Non c’è quindi pace per un’economia già devastata dai continui peggioramenti della borsa, salvo qualche modesto recupero, e dalla persistenza degli spread che ballano sul filo dei 300 punti base. I consumi interni delle famiglie continuano a flettere (–0,1 per cento) gli investimenti arretrano (–1,1 per cento). Solo le esportazioni, nonostante i venti protezionistici, crescono più delle importazioni (1,1 per cento contro lo 0,8). Risultato? Una contrazione della domanda interna, al netto delle scorte che rimangono invariate, pari a –0,3 ed un apporto netto dell’estero di +0,1. Per fortuna ci hanno premiato gli arrotondamenti, altrimenti sarebbe andata peggio.

Il cosiddetto maturato per il 2018 è pari allo 0,9 per cento. Rispetto alle previsioni governative che ipotizzano per l’intero 2018, una crescita pari all’1,2 per cento, la distanza è di 0,3. Il traguardo dell’ultimo trimestre. Obbiettivo non proprio impossibile, se le cose non fossero orientate al peggio, in un clima di scontro, con la Commissione europea che, certo, non invoglia le famiglie a consumare e le imprese ad investire. Se l’asticella finale dovesse attestarsi su valori più bassi, sarebbe compromesso anche il 2019 e, con esso, le speranze di poter quadrare, seppure malamente, il girone infernale: crescita del Pil, dimensione del deficit riduzione del rapporto debito-Pil.

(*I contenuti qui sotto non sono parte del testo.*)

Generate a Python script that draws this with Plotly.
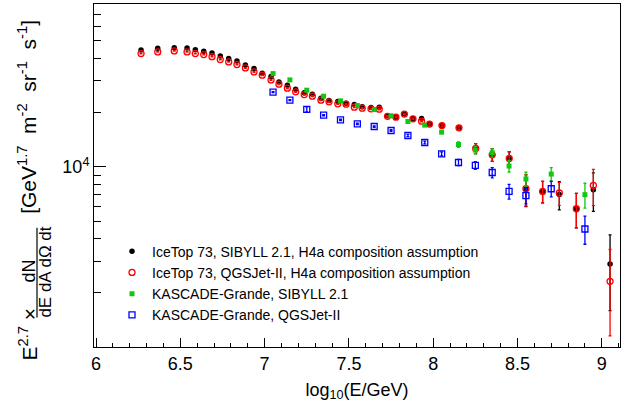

Strada completamente in salita. Finché dura lo scontro con la Commissione europea, gli effetti benefici (presunti o reali) della manovra espansiva sono, a dir poco, compensati dal loro effetto negativo in termini di aspettative. L’eventuale aumento dei consumi, sempre che si compri il Made in Italy e non qualche sottoprodotto cinese, si scontra con l’aumento degli spread. Che, a loro volta, inducono ad una restrizione del credito da parte di banche zavorrate dalle perdite sui titoli posseduti. La cosa che Laura Castelli, sottosegretaria all’Economia, dimostra di non riuscire a capire. Il forte calo degli investimenti nel terzo trimestre ha anche questa radice.

Come se ne esce? Nella congiuntura italiana – domani si vedrà – non ha senso avere come obiettivo a medio termine il pareggio di bilancio. La politica fiscale, al contrario, deve favorire il raggiungimento dell’equilibrio delle partite correnti della bilancia dei pagamenti. Finché questo resta in attivo. Puntare su una crescita della domanda interna (riduzione della pressione fiscale ed investimenti) specie nel momento in cui rallenta il commercio internazionale. E grazie alla maggiore crescita, ridurre il rapporto debito-Pil.

Se il deficit dovesse aumentare dell’1 per cento, il rapporto debito-Pil, crescerebbe solo dello 0,7. Ipotizzando, cosa inverosimile, un moltiplicatore pari a zero. Ma sarebbe sufficiente che quest’ultimo fosse pari ad uno (il minimo sindacale) per dare inizio alla riduzione di quel rapporto. Riduzione destinata a crescere con il crescere del moltiplicatore. Vale a dire con lo sviluppo. Non è quindi difficile capire come operare.